I thank all Members, present or not, who have contributed to the Bill. Clause 1, as colleagues know, will ensure that there is parliamentary authority for the Government to pay compensation to London Capital & Finance bondholders who have not already received compensation from the Financial Services Compensation Scheme. The Government recognise that this has been a very difficult time for LCF bondholders; I hope that the compensation will offer some relief for the distress and hardship suffered and provide closure on a difficult matter.
The Government expect to pay about £120 million in compensation to approximately 8,800 bondholders in total. The Economic Secretary to the Treasury has confidence that all payments will be made within six months of Royal Assent; in the context of previous examples of the process under successive Governments, that is exceptionally fast.
This is also about justice. Having been a prosecutor for 20 years, done nine murder trials and prosecuted as an investigator for the Department of Trade and Industry, when it existed, I can assure the House that I take exceptionally seriously the principle that all people should be held to account within the due process of the law and that our constituents should feel that the due process of the law will be followed. On the comments made in respect of the Attorney General and the Treasury, I can only say that responses will be given to individual Members of Parliament.
Clause 2 will give the Secretary of State for Work and Pensions the power to provide a loan to the Pension Protection Fund for the fraud compensation fund.
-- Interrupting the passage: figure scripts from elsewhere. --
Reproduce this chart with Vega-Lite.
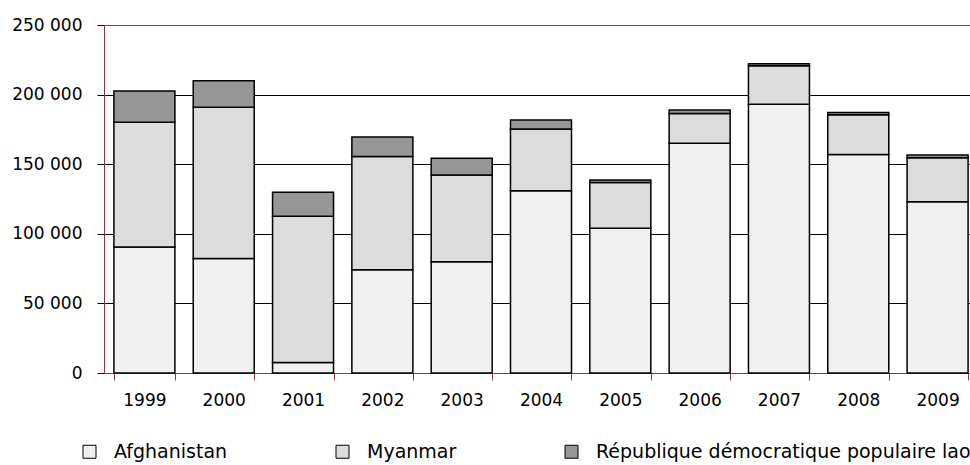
{
  "$schema": "https://vega.github.io/schema/vega-lite/v6.json",
  "autosize": {"type": "none"},
  "width": 866,
  "height": 348,
  "padding": {"left": 104, "top": 25, "right": 0, "bottom": 92},
  "background": "white",
  "config": {
    "view": {"stroke": null},
    "locale": {"number": {"decimal": ",", "thousands": " ", "grouping": [3], "currency": ["", " €"]}},
    "font": "DejaVu Sans"
  },
  "data": {
    "values": [
      {"year": "1999", "country": "Afghanistan", "area": 90583},
      {"year": "2000", "country": "Afghanistan", "area": 82171},
      {"year": "2001", "country": "Afghanistan", "area": 7606},
      {"year": "2002", "country": "Afghanistan", "area": 74100},
      {"year": "2003", "country": "Afghanistan", "area": 80000},
      {"year": "2004", "country": "Afghanistan", "area": 131000},
      {"year": "2005", "country": "Afghanistan", "area": 104000},
      {"year": "2006", "country": "Afghanistan", "area": 165000},
      {"year": "2007", "country": "Afghanistan", "area": 193000},
      {"year": "2008", "country": "Afghanistan", "area": 157000},
      {"year": "2009", "country": "Afghanistan", "area": 123000},
      {"year": "1999", "country": "Myanmar", "area": 89500},
      {"year": "2000", "country": "Myanmar", "area": 108700},
      {"year": "2001", "country": "Myanmar", "area": 105000},
      {"year": "2002", "country": "Myanmar", "area": 81400},
      {"year": "2003", "country": "Myanmar", "area": 62200},
      {"year": "2004", "country": "Myanmar", "area": 44200},
      {"year": "2005", "country": "Myanmar", "area": 32800},
      {"year": "2006", "country": "Myanmar", "area": 21500},
      {"year": "2007", "country": "Myanmar", "area": 27700},
      {"year": "2008", "country": "Myanmar", "area": 28500},
      {"year": "2009", "country": "Myanmar", "area": 31700},
      {"year": "1999", "country": "République démocratique populaire lao", "area": 22543},
      {"year": "2000", "country": "République démocratique populaire lao", "area": 19052},
      {"year": "2001", "country": "République démocratique populaire lao", "area": 17255},
      {"year": "2002", "country": "République démocratique populaire lao", "area": 14000},
      {"year": "2003", "country": "République démocratique populaire lao", "area": 12000},
      {"year": "2004", "country": "République démocratique populaire lao", "area": 6600},
      {"year": "2005", "country": "République démocratique populaire lao", "area": 1800},
      {"year": "2006", "country": "République démocratique populaire lao", "area": 2500},
      {"year": "2007", "country": "République démocratique populaire lao", "area": 1500},
      {"year": "2008", "country": "République démocratique populaire lao", "area": 1600},
      {"year": "2009", "country": "République démocratique populaire lao", "area": 1900}
    ]
  },
  "mark": {"type": "bar", "stroke": "black", "strokeWidth": 1.5},
  "encoding": {
    "x": {
      "field": "year", "type": "ordinal",
      "scale": {"range": [0, 874], "paddingInner": 0.231, "paddingOuter": 0.125},
      "axis": {
        "title": null, "labelAngle": 0, "labelFont": "DejaVu Sans", "labelFontSize": 17, "labelColor": "black",
        "domainColor": "#8b3a3a", "tickColor": "#8b3a3a", "tickSize": 7, "tickBand": "extent",
        "labelPadding": 12, "grid": false
      }
    },
    "y": {
      "field": "area", "type": "quantitative", "aggregate": "sum",
      "scale": {"domain": [0, 250000], "nice": false},
      "axis": {
        "title": null, "values": [0, 50000, 100000, 150000, 200000, 250000], "format": ",d",
        "labelFont": "DejaVu Sans", "labelFontSize": 17, "labelColor": "black", "labelPadding": 15,
        "domainColor": "#8b3a3a", "tickColor": "black", "tickSize": 7,
        "grid": true, "gridColor": {"condition": {"test": "datum.value == 250000", "value": "#8b3a3a"}, "value": "black"}, "gridOpacity": 1, "gridWidth": 1
      }
    },
    "fill": {
      "field": "country", "type": "nominal",
      "scale": {"domain": ["Afghanistan", "Myanmar", "République démocratique populaire lao"], "range": ["#f0f0f0", "#dcdcdc", "#969696"]},
      "legend": {
        "title": null, "orient": "none", "direction": "horizontal", "legendX": -24, "legendY": 417,
        "symbolType": "square", "symbolSize": 169, "symbolStrokeColor": "black", "symbolStrokeWidth": 1,
        "labelFont": "DejaVu Sans", "labelFontSize": 19, "labelColor": "black", "labelOffset": 15, "labelLimit": 500,
        "columnPadding": 105
      }
    },
    "order": {"field": "country", "sort": "ascending"}
  }
}
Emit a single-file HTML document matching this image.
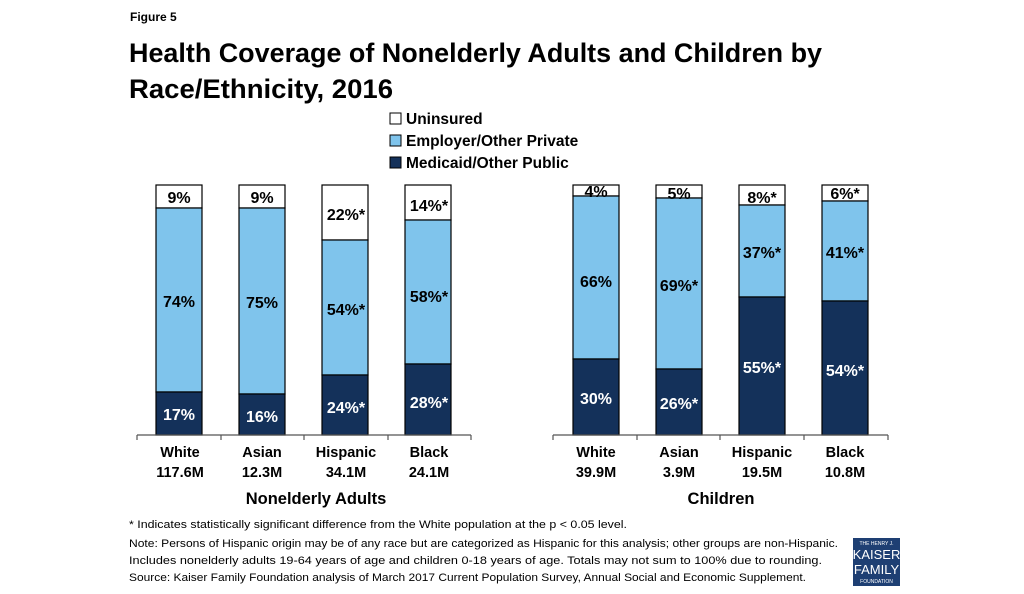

It will ensure that compensation reaches approximately 8,806 individuals on an ongoing basis. It follows the High Court decision in the case of Board of the Pension Protection Fund v. Dalriada Trustees Ltd on 6 November 2020. Again, we have worked very quickly—within a year—to bring consideration and legislation forward so that the fund will have the £350 million that it needs to ensure that pension claims are met. Without these measures, there would not be the capability to make this compensation; that is why we need to provide the loan to ensure that the fund can continue to make compensation for all eligible schemes on an ongoing basis.
I thank the many people who have contributed to the Bill, including the private office and policy teams at the Treasury and the Department for Work and Pensions. I also thank all Members who have engaged with the Bill. Individual Members of Parliament have made a massive difference; I pay particular tribute to my hon. Friend the Member for Leigh (James Grundy), who spoke very movingly about his amazing campaign on behalf of his constituents. He can be very proud of the way he has championed their cause, and so can my hon. Friends the Members for Gillingham and Rainham (Rehman Chishti) and for Thirsk and Malton (Kevin Hollinrake) and the hon. Member for Harrow West (Gareth Thomas).
My hon. Friend the Member for Thirsk and Malton cited Warren Buffett as the guide to all matters going forward. I would respond with Lao Tzu, who it is fair to say is not often heard in the House of Commons: the longest journey starts with the shortest step. I consider that the Government have made many steps to making proper compensation and bringing the right people some recompense for a total injustice. I commend the Bill to the House.
Question put and agreed to.
Bill accordingly read the Third time and passed.